In the gospel of John not only is Jesus identified as “savior,” an interpretation of his name (see below), but the object of salvation is frequently identified as “the world” (Grk. kosmos), the created order now at enmity with God and therefore in need of salvation through Jesus (John 3.16–17; 12.47; cf. Rev. 12.10–12).

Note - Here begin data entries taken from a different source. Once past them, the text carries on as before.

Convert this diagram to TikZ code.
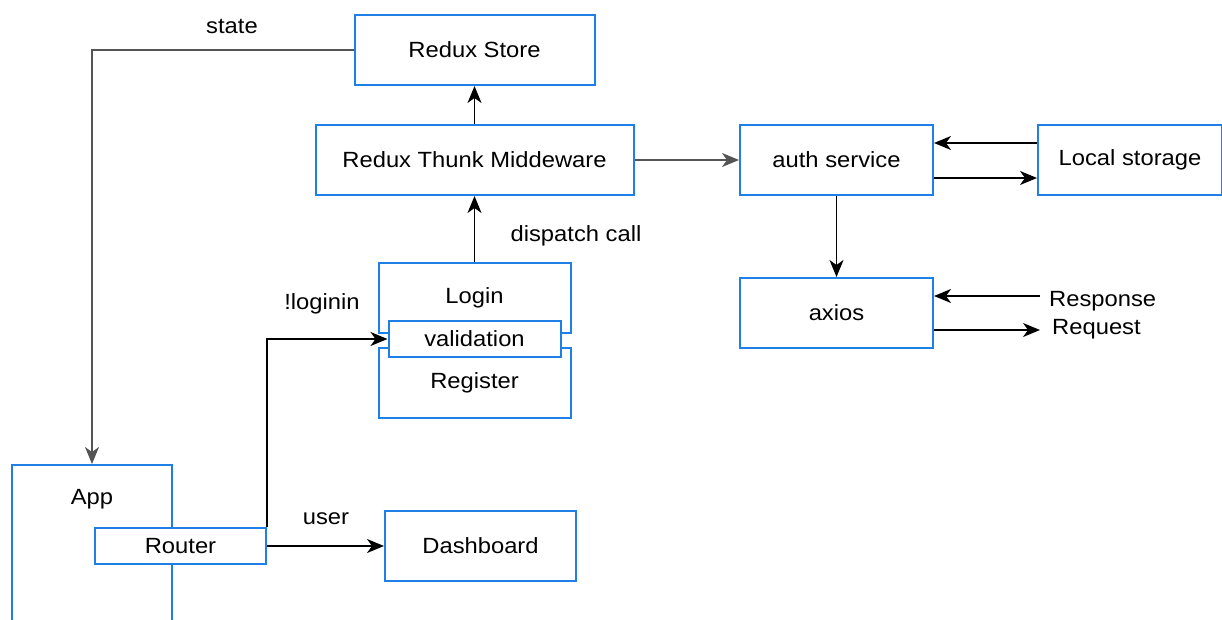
\documentclass[tikz,border=0pt]{standalone}
\usepackage{fontspec}
\setmainfont{Liberation Sans}[FakeStretch=1.08]
\usetikzlibrary{arrows.meta}
\definecolor{boxblue}{RGB}{30,128,230}
\definecolor{linegray}{RGB}{85,85,85}
\begin{document}
\begin{tikzpicture}[x=1pt,y=-1pt,
  box/.style={draw=boxblue,line width=2pt,fill=white,rectangle,inner sep=0pt,font=\fontsize{22}{26}\selectfont},
  txt/.style={font=\fontsize{22}{26}\selectfont,inner sep=0pt},
  conn/.style={line width=1.6pt,-{Stealth[length=17pt,width=14pt,inset=5pt]}}
]
\useasboundingbox (0,0) rectangle (1222,620);
% boxes
\node[box,minimum width=240pt,minimum height=70pt] (store) at (474.5,50) {Redux Store};
\node[box,minimum width=318pt,minimum height=70pt] (thunk) at (474.5,160) {Redux Thunk Middeware};
\node[box,minimum width=193pt,minimum height=70pt] (auth) at (836.5,160) {auth service};
\node[box,minimum width=184pt,minimum height=70pt] (local) at (1130,160) {Local storage};
\node[box,minimum width=193pt,minimum height=70pt] (axios) at (836.5,313) {axios};
\node[box,minimum width=192pt,minimum height=70pt] (login) at (474.5,298) {Login};
\node[box,minimum width=192pt,minimum height=70pt] (register) at (474.5,383) {Register};
\node[box,minimum width=172pt,minimum height=36pt] (valid) at (474.5,339) {validation};
\node[box,minimum width=160pt,minimum height=180pt] (app) at (92,555) {};
\node[txt] (apptxt) at (92,499) {App};
\node[box,minimum width=171pt,minimum height=36pt] (router) at (180.5,546) {Router};
\node[box,minimum width=191pt,minimum height=70pt] (dash) at (480.5,546) {Dashboard};
% free ends
\coordinate (resp) at (1040,296);
\coordinate (req) at (1040,330);
% connectors
\draw[conn,linegray] (store.west) -| (app.north);
\draw[conn] (thunk.north) -- (store.south);
\draw[conn] (login.north) -- (thunk.south);
\draw[conn,linegray] (thunk.east) -- (auth.west);
\draw[conn] ([yshift=17pt]local.west) -- ([yshift=17pt]auth.east);
\draw[conn] ([yshift=-18pt]auth.east) -- ([yshift=-18pt]local.west);
\draw[conn] (auth.south) -- (axios.north);
\draw[conn] (resp) -- (axios.east |- resp);
\draw[conn] (axios.east |- req) -- (req);
\draw[conn] (router.north east) |- (valid.west);
\draw[conn] (router.east) -- (dash.west);
% labels
\node[txt] (lstate) at (232,26) {state};
\node[txt] (ldispatch) at (576,236) {dispatch call};
\node[txt] (llogin) at (322,304) {!loginin};
\node[txt] (luser) at (326,519) {user};
\node[txt,anchor=west] (lresp) at (1049,301) {Response};
\node[txt,anchor=west] (lreq) at (1052,329) {Request};
\end{tikzpicture}
\end{document}
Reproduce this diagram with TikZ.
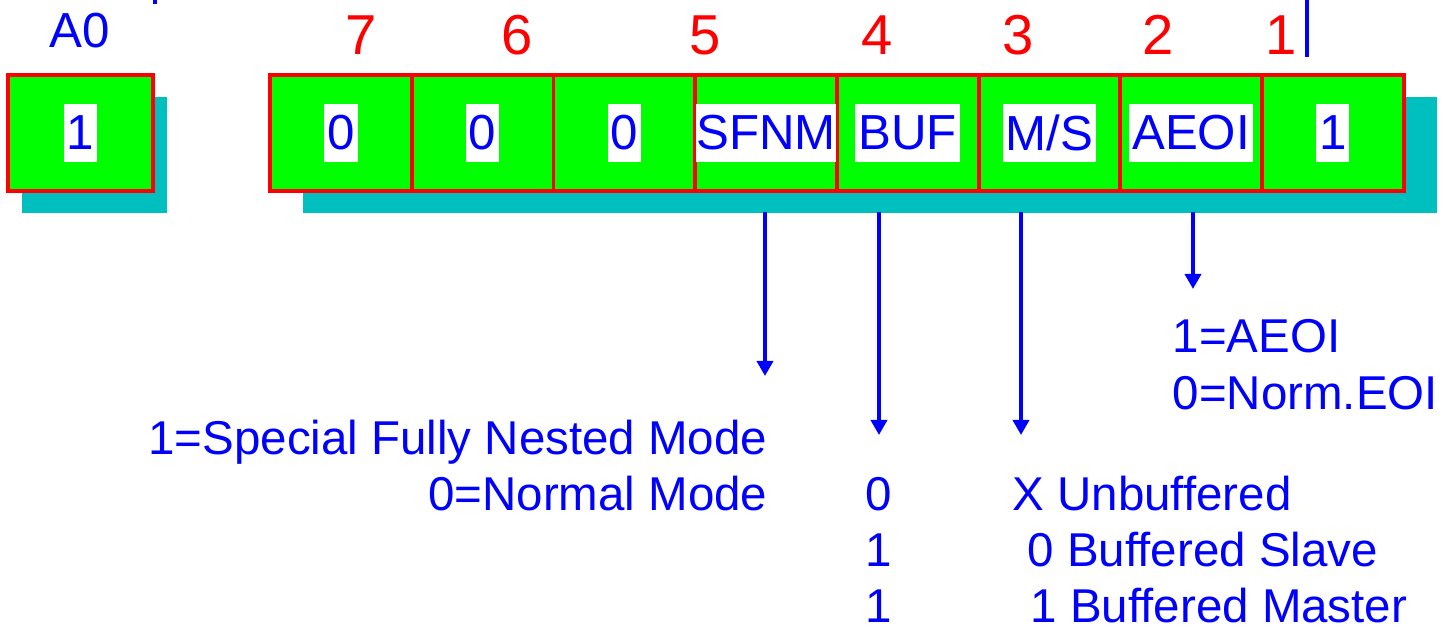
\documentclass[tikz,border=0pt]{standalone}
\usepackage{fontspec}
\setmainfont{Liberation Sans}
\usetikzlibrary{positioning,calc,arrows.meta,backgrounds}
\definecolor{icwgreen}{RGB}{0,255,0}
\definecolor{icwshade}{RGB}{0,191,191}
\tikzset{
  bitcell/.style={draw=red,line width=1.1pt,fill=icwgreen,minimum width=1.416cm,
    minimum height=1.16cm,inner sep=0pt,outer sep=0pt},
  bittag/.style={fill=white,text=blue,inner xsep=0.03cm,inner ysep=0pt,
    minimum height=0.58cm,font=\fontsize{14}{16}\selectfont},
  bitnum/.style={text=red,inner sep=0pt,anchor=base,font=\fontsize{16}{19}\selectfont},
  note/.style={text=blue,inner sep=0pt,font=\fontsize{13.5}{16}\selectfont},
  sel/.style={blue,line width=1pt,-{Triangle[width=0.16cm,length=0.15cm]}}
}

\begin{document}
\begin{tikzpicture}[x=0.01cm,y=-0.01cm]
  \useasboundingbox (0,0) rectangle (1453,628);
  % A0 byte
  \node[bitcell,minimum width=1.45cm] (a0) at (80.5,133) {};
  \node[bittag] (ta0) at (a0) {1};
  \node[note,anchor=base,font=\fontsize{14}{16}\selectfont] (la0) at (80,48) {A0};
  % ICW4 bits
  \node[bitcell] (b7) at (341,133) {};
  \node[bitcell,right=0pt of b7] (b6) {};
  \node[bitcell,right=0pt of b6] (b5) {};
  \node[bitcell,right=0pt of b5] (b4) {};
  \node[bitcell,right=0pt of b4] (b3) {};
  \node[bitcell,right=0pt of b3] (b2) {};
  \node[bitcell,right=0pt of b2] (b1) {};
  \node[bitcell,right=0pt of b1] (b0) {};
  \node[bittag] (t7) at (b7) {0};
  \node[bittag] (t6) at (b6) {0};
  \node[bittag] (t5) at (b5) {0};
  \node[bittag,inner xsep=0pt] (t4) at (b4) {SFNM};
  \node[bittag] (t3) at (b3) {BUF};
  \node[bittag] (t2) at (b2) {M/S};
  \node[bittag] (t1) at (b1) {AEOI};
  \node[bittag] (t0) at (b0) {1};
  \begin{scope}[on background layer]
    \fill[icwshade] ($(a0.north west)+(14,22)$) rectangle ($(a0.south east)+(14,22)$);
    \fill[icwshade] ($(b7.north west)+(33,22)$) rectangle ($(b0.south east)+(33,22)$);
  \end{scope}
  % bit numbers
  \node[bitnum] (n7) at (361,55) {7};
  \node[bitnum] (n6) at (517,55) {6};
  \node[bitnum] (n5) at (705,55) {5};
  \node[bitnum] (n4) at (877,55) {4};
  \node[bitnum] (n3) at (1018,55) {3};
  \node[bitnum] (n2) at (1158,55) {2};
  \node[bitnum] (n1) at (1281,55) {1};
  \draw[blue,line width=1pt] (1307,0) -- (1307,57);
  \draw[blue,line width=1pt] (155,0) -- (155,4);
  % meanings
  \node[note,anchor=base east] (sfnm1) at (768,455) {1=Special Fully Nested Mode};
  \node[note,anchor=base east] (sfnm0) at (768,511) {0=Normal Mode};
  \node[note,anchor=base] (buf0) at (879,511) {0};
  \node[note,anchor=base] (buf1) at (879,567) {1};
  \node[note,anchor=base] (buf2) at (879,623) {1};
  \node[note,anchor=base west] (ms0) at (1012,511) {X Unbuffered};
  \node[note,anchor=base west] (ms1) at (1027,567) {0 Buffered Slave};
  \node[note,anchor=base west] (ms2) at (1030,623) {1 Buffered Master};
  \node[note,anchor=base west] (aeoi1) at (1172,353) {1=AEOI};
  \node[note,anchor=base west] (aeoi0) at (1172,410) {0=Norm.EOI};
  % arrows
  \coordinate (s4) at (765,212);
  \coordinate (e4) at (765,376);
  \coordinate (s3) at (879,212);
  \coordinate (e3) at (879,435);
  \coordinate (s2) at (1021,212);
  \coordinate (e2) at (1021,435);
  \coordinate (s1) at (1193,212);
  \coordinate (e1) at (1193,289);
  \draw[sel] (s4) -- (e4);
  \draw[sel] (s3) -- (e3);
  \draw[sel] (s2) -- (e2);
  \draw[sel] (s1) -- (e1);
\end{tikzpicture}
\end{document}
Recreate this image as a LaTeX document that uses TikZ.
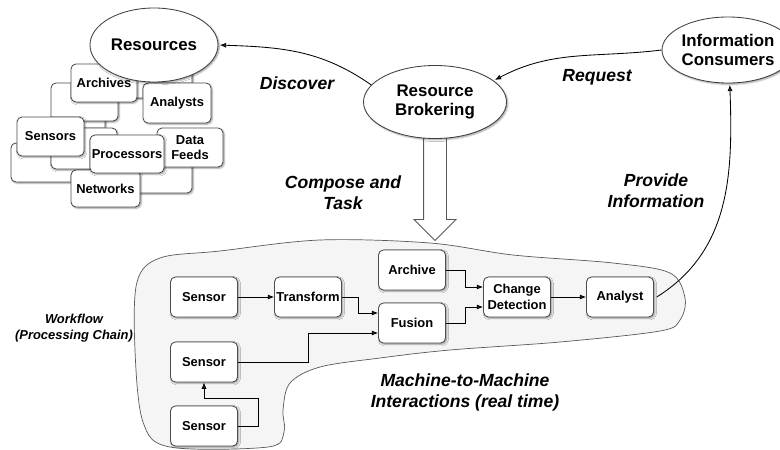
\documentclass[tikz,border=0pt]{standalone}
\usepackage{fontspec}
\setmainfont{Liberation Sans}
\usetikzlibrary{arrows.meta,positioning,shapes,shadows.blur}

\begin{document}
\begin{tikzpicture}[
  x=0.25mm, y=-0.25mm,
  >={Latex[length=4.5pt,width=3.6pt]},
  softshadow/.style={blur shadow={shadow xshift=0.9pt, shadow yshift=-0.9pt, shadow blur radius=1.2pt, shadow opacity=40}},
  oval/.style={ellipse, draw=black!75, fill=white, line width=0.6pt, inner sep=0pt, align=center, font=\fontsize{12}{14}\selectfont\bfseries, softshadow},
  stackbox/.style={draw=black!70, fill=white, line width=0.6pt, rounded corners=3.5pt, softshadow},
  resbox/.style={stackbox, align=center, inner sep=1pt, font=\fontsize{9.2}{11}\selectfont\bfseries},
  procbox/.style={resbox, minimum width=16.75mm, minimum height=10mm},
  wire/.style={->, line width=0.6pt},
  link/.style={->, line width=0.6pt, shorten >=1pt},
  tag/.style={align=center, font=\fontsize{12.5}{15}\selectfont\bfseries\itshape},
  zone/.style={draw=black!65, fill=black!4, line width=0.5pt},
  bigarrow/.style={single arrow, draw=black!65, fill=white, line width=0.6pt, inner sep=2.75mm,
    single arrow head extend=2.375mm, minimum height=26.5mm, shape border rotate=270}
]
\useasboundingbox (0,0) rectangle (780,449);

% Workflow area
\draw[zone] plot[smooth cycle, tension=0.55] coordinates {
  (137,282) (160,258) (220,251) (320,240) (430,243) (513,255) (613,263)
  (670,273) (685,298) (680,320) (660,331) (560,342) (450,350) (380,358)
  (320,367) (290,383) (283,410) (284,432) (268,447) (170,447) (143,422) (135,350)};

% Resource pool: blank cards behind the named ones
\draw[stackbox] (112,50) rectangle (192,98);
\draw[stackbox] (120,140) rectangle (192,193);
\draw[stackbox] (55,95) rectangle (105,140);
\draw[stackbox] (51,83) rectangle (118,121);
\draw[stackbox] (11,143) rectangle (100,182);
\draw[stackbox] (51,128) rectangle (117,169);

\node[resbox, minimum width=16.5mm, minimum height=9.5mm] (archives) at (104,83) {Archives};
\node[resbox, minimum width=17mm, minimum height=10mm] (analysts) at (177,103) {Analysts};
\node[resbox, minimum width=16.75mm, minimum height=9.75mm] (sensors) at (50.5,136.5) {Sensors};
\node[resbox, minimum width=17.25mm, minimum height=9.25mm] (networks) at (105.5,188.5) {Networks};
\node[resbox, minimum width=16.5mm, minimum height=9.75mm] (feeds) at (190,147.5) {Data\\Feeds};
\node[resbox, minimum width=18.5mm, minimum height=9.5mm] (processors) at (127,154) {Processors};

\node[oval, minimum width=32mm, minimum height=18.5mm] (res) at (154,45) {Resources};

% Tasking arrow sits under the brokering oval
\node[bigarrow, anchor=tail] (compose) at (435,134) {};

% Brokering and consumers
\node[oval, minimum width=35.75mm, minimum height=18.25mm] (brok) at (435,102) {Resource\\Brokering};
\node[oval, minimum width=33mm, minimum height=16.5mm] (cons) at (728,50) {Information\\Consumers};

% Processing chain
\node[procbox] (sen1) at (204,297) {Sensor};
\node[procbox] (trans) at (308,297) {Transform};
\node[procbox] (sen2) at (204,362) {Sensor};
\node[procbox] (sen3) at (204,426) {Sensor};
\node[procbox] (arch) at (412,270) {Archive};
\node[procbox] (fus) at (412,323) {Fusion};
\node[procbox] (chg) at (517,297) {Change\\Detection};
\node[procbox] (ana) at (620,297) {Analyst};

\draw[wire] (sen1) -- (trans);
\draw[wire] (trans.east) -- ++(16,0) |- ([yshift=2.5mm]fus.west);
\draw[wire] (sen2.east) -- ++(70,0) |- ([yshift=-2.5mm]fus.west);
\draw[wire] (sen3.east) -- ++(20,0) -- ++(0,-28) -| (sen2.south);
\draw[wire] (arch.east) -- ++(19,0) |- ([yshift=2.5mm]chg.west);
\draw[wire] (fus.east) -- ++(19,0) |- ([yshift=-2.5mm]chg.west);
\draw[wire] (chg) -- (ana);

% Top level interactions
\draw[link] (brok.165) to[out=145, in=-2] (res.east);
\draw[link] (cons.west) to[out=187, in=28] (brok.20);
\draw[link] ([xshift=2pt]ana.east) to[out=32, in=-88] (cons.-87);

% Labels
\node[tag] (discover) at (297,83) {Discover};
\node[tag] (request) at (597,77) {Request};
\node[tag] (composetxt) at (343,193) {Compose and\\Task};
\node[tag] (provide) at (656,191) {Provide\\Information};
\node[tag, font=\fontsize{9.2}{11.5}\selectfont\bfseries\itshape] (workflow) at (74,328) {Workflow\\(Processing Chain)};
\node[tag] (m2m) at (465,392) {Machine-to-Machine\\Interactions (real time)};

\end{tikzpicture}
\end{document}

A large number of personal names are derived from the Hebrew root yšʿ, including those of Moses' successor Joshua, the prophets Hosea, Isaiah, and probably Elisha, the Moabite king Mesha, and Jesus (a Grk. form of Hebr. yēšûaʿ; see Matt. 1.21; John 4.42; Acts 5.31; Phil. 3.20; Eph. 5.23; Titus 1.4; 2 Pet. 1.1); in all of these names God rather than the person with the name is explicitly or implicitly the agent of salvation. The exclamation transliterated “Hosanna” is also from this root.